Aboriginal language of Western Australia

Gooniyandi is an Australian Aboriginal language now spoken by about 200 people, most of whom live in or near Fitzroy Crossing in Western Australia. Gooniyandi is an endangered language as it is not being passed on to children, who instead grow up speaking Kriol.

==Classification==
Gooniyandi is closely related to Bunuba, to about the same degree as English is related to Dutch. The two are the only members of the Bunuban language family.

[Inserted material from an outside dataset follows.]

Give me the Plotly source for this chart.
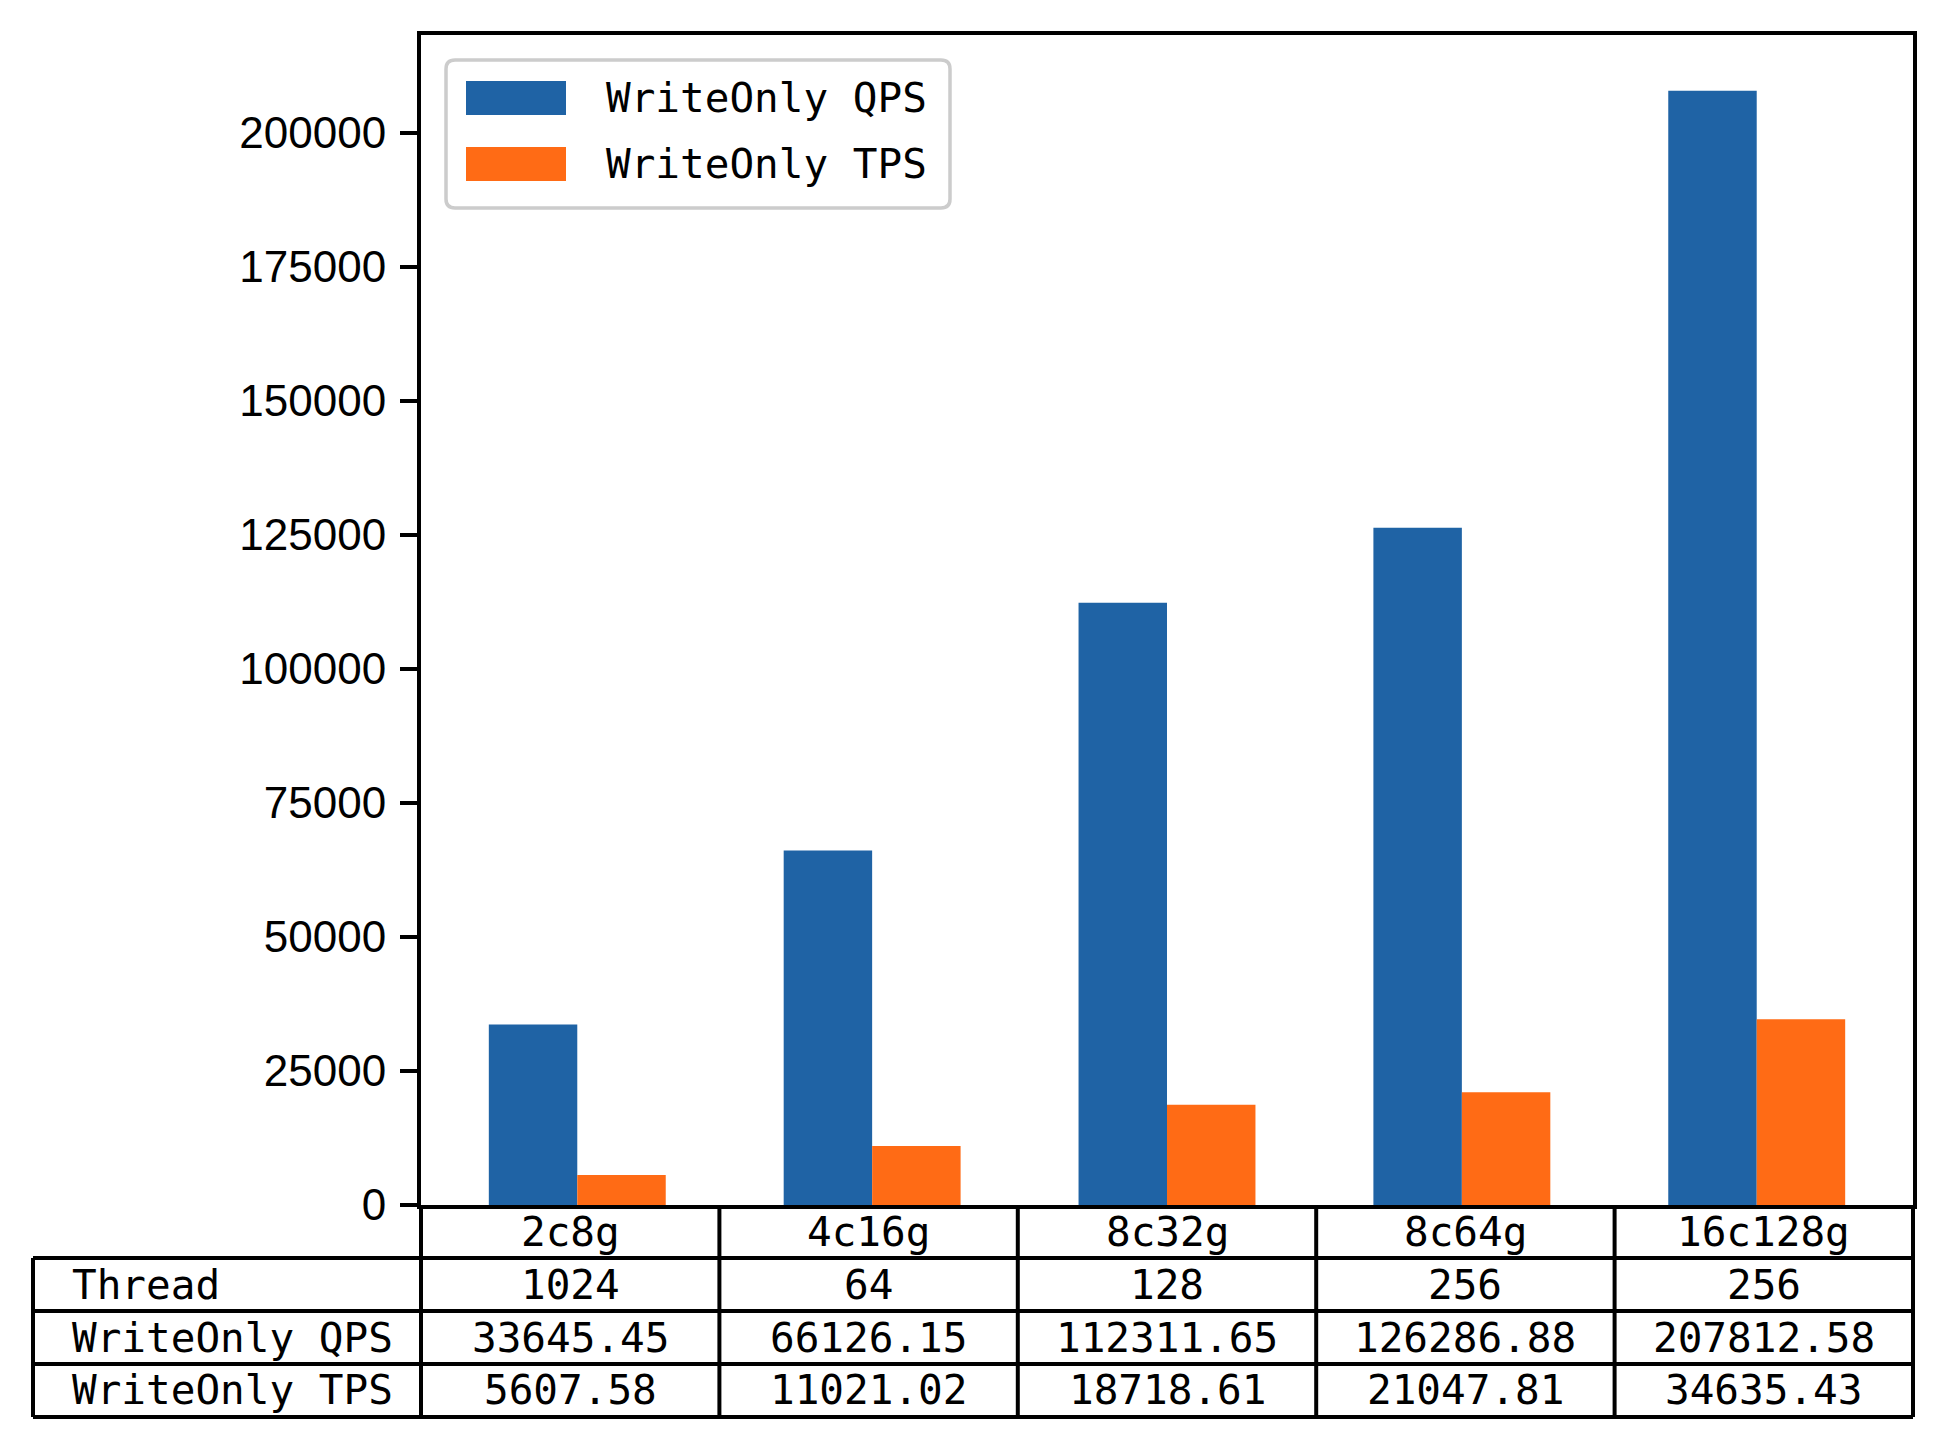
import plotly.graph_objects as go

# ---------------- data ----------------
categories = ["2c8g", "4c16g", "8c32g", "8c64g", "16c128g"]
threads = [1024, 64, 128, 256, 256]
qps = [33645.45, 66126.15, 112311.65, 126286.88, 207812.58]
tps = [5607.58, 11021.02, 18718.61, 21047.81, 34635.43]
series_names = ["WriteOnly QPS", "WriteOnly TPS"]
row_labels = ["Thread", "WriteOnly QPS", "WriteOnly TPS"]
y_ticks = [0, 25000, 50000, 75000, 100000, 125000, 150000, 175000, 200000]

# ---------------- style ----------------
BLUE = "#1f63a5"
ORANGE = "#ff6b15"
W, H = 1948, 1450
L, R, T, B = 421, 35, 35, 245
PW, PH = W - L - R, H - T - B
MONO = "DejaVu Sans Mono"
SANS = "Liberation Sans"
LW = 4

def px_x(px):
    return (px - L) / PW

def px_y(py):
    return (H - B - py) / PH

n = len(categories)
xs = list(range(n))

fig = go.Figure()
fig.add_trace(go.Bar(x=xs, y=qps, name=series_names[0], marker_color=BLUE,
                     marker_line_width=0))
fig.add_trace(go.Bar(x=xs, y=tps, name=series_names[1], marker_color=ORANGE,
                     marker_line_width=0))

half = 0.3
span = (n - 1) + 2 * half
xr = [-half - 0.05 * span, (n - 1) + half + 0.05 * span]
yr = [0, max(qps) * 1.05]

shapes = []
annotations = []

# ---------------- table ----------------
row_h = 53 / PH
table_left = px_x(33)
col_w = 1.0 / n
rows_text = [[str(t) for t in threads],
             [f"{v:.2f}" for v in qps],
             [f"{v:.2f}" for v in tps]]
line = dict(color="black", width=LW)
for k in range(n + 1):
    shapes.append(dict(type="line", xref="paper", yref="paper",
                       x0=k * col_w, x1=k * col_w, y0=0, y1=-4 * row_h, line=line))
shapes.append(dict(type="line", xref="paper", yref="paper",
                   x0=table_left, x1=table_left, y0=-row_h, y1=-4 * row_h, line=line))
for r in range(1, 5):
    shapes.append(dict(type="line", xref="paper", yref="paper",
                       x0=table_left, x1=1, y0=-r * row_h, y1=-r * row_h, line=line))
for k, c in enumerate(categories):
    annotations.append(dict(text=c, xref="paper", yref="paper",
                            x=(k + 0.5) * col_w, y=-0.5 * row_h, showarrow=False,
                            xanchor="center", yanchor="middle",
                            font=dict(family=MONO, size=41, color="black")))
for r, (lab, vals) in enumerate(zip(row_labels, rows_text)):
    yc = -(r + 1.5) * row_h
    annotations.append(dict(text=lab, xref="paper", yref="paper",
                            x=px_x(70), y=yc, showarrow=False,
                            xanchor="left", yanchor="middle",
                            font=dict(family=MONO, size=41, color="black")))
    for k, v in enumerate(vals):
        annotations.append(dict(text=v, xref="paper", yref="paper",
                                x=(k + 0.5) * col_w, y=yc, showarrow=False,
                                xanchor="center", yanchor="middle",
                                font=dict(family=MONO, size=41, color="black")))

# ---------------- legend (custom) ----------------
bx0, bx1 = px_x(446), px_x(950)
by0, by1 = px_y(208), px_y(60)
rx, ry = 9 / PW, 9 / PH
path = (f"M{bx0+rx},{by0} L{bx1-rx},{by0} Q{bx1},{by0} {bx1},{by0+ry} "
        f"L{bx1},{by1-ry} Q{bx1},{by1} {bx1-rx},{by1} L{bx0+rx},{by1} "
        f"Q{bx0},{by1} {bx0},{by1-ry} L{bx0},{by0+ry} Q{bx0},{by0} {bx0+rx},{by0} Z")
shapes.append(dict(type="path", xref="paper", yref="paper", path=path,
                   fillcolor="rgba(255,255,255,0.8)",
                   line=dict(color="#cccccc", width=3.5), layer="above"))
for i, (nm, col) in enumerate(zip(series_names, [BLUE, ORANGE])):
    top = 81 + i * 66
    shapes.append(dict(type="rect", xref="paper", yref="paper",
                       x0=px_x(466), x1=px_x(566), y0=px_y(top + 34), y1=px_y(top),
                       fillcolor=col, line=dict(width=0), layer="above"))
    annotations.append(dict(text=nm, xref="paper", yref="paper",
                            x=px_x(604), y=px_y(top + 17), showarrow=False,
                            xanchor="left", yanchor="middle",
                            font=dict(family=MONO, size=41, color="black")))

fig.update_layout(
    width=W, height=H, autosize=False,
    margin=dict(l=L, r=R, t=T, b=B, pad=0),
    paper_bgcolor="white", plot_bgcolor="white",
    barmode="group", bargap=0.4, bargroupgap=0,
    showlegend=False,
    shapes=shapes, annotations=annotations,
    xaxis=dict(range=xr, showticklabels=False, ticks="", showgrid=False,
               zeroline=False, showline=True, mirror=True,
               linecolor="black", linewidth=LW),
    yaxis=dict(range=yr, tickvals=y_ticks, tickformat="d", ticks="outside",
               ticklen=17, tickwidth=LW, tickcolor="black", showgrid=False,
               zeroline=False, showline=True, mirror=True,
               linecolor="black", linewidth=LW, ticklabelstandoff=5,
               tickfont=dict(family=SANS, size=44, color="black")),
)

fig.write_html("out.html",
               config={"displayModeBar": False},
               post_script="document.body.style.margin='0';"
                           "document.body.style.overflow='hidden';")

Unlike the majority of Australian Aboriginal languages, Gooniyandi and Bunuba are non-Pama–Nyungan.

== Phonology ==
Gooniyandi has three vowel sounds: /a, i, u/. /a/ has contrastive vowel length.

Vowels
|  | Front | Back |
|---|---|---|
| High | i | u |
| Low | a |  |

Consonants
|  | Peripheral |  | Laminal |  | Apical |  |
| Labial | Velar | Palatal | Dental | Alveolar | Retroflex |
| Plosive | b | ɡ | ɟ ⟨j⟩ | t̪ ⟨th⟩ | d | ɖ ⟨rd⟩ |
| Nasal | m | ŋ ⟨ng⟩ | ɲ ⟨ny⟩ | n̪ ⟨nh⟩ | n | ɳ ⟨rn⟩ |
| Tap |  |  |  |  | ɾ ⟨dd⟩ |  |
| Lateral |  |  | ʎ ⟨ly⟩ |  | l | ɭ ⟨rl⟩ |
| Approximant | w |  | j ⟨y⟩ |  |  | ɻ ⟨r⟩ |

==Orthography==
A Gooniyandi alphabet based on the Latin script was adopted by the community in 1984, and subsequently revised in 1990 and again in 1999. It is not phonemic, as it omits some distinctions made in speech.

==Grammar==

Gooniyandi has no genders, but a large number of cases; it uses an ergative-absolutive case system. It is a verb-final language, but without a dominant order between the subject and the object.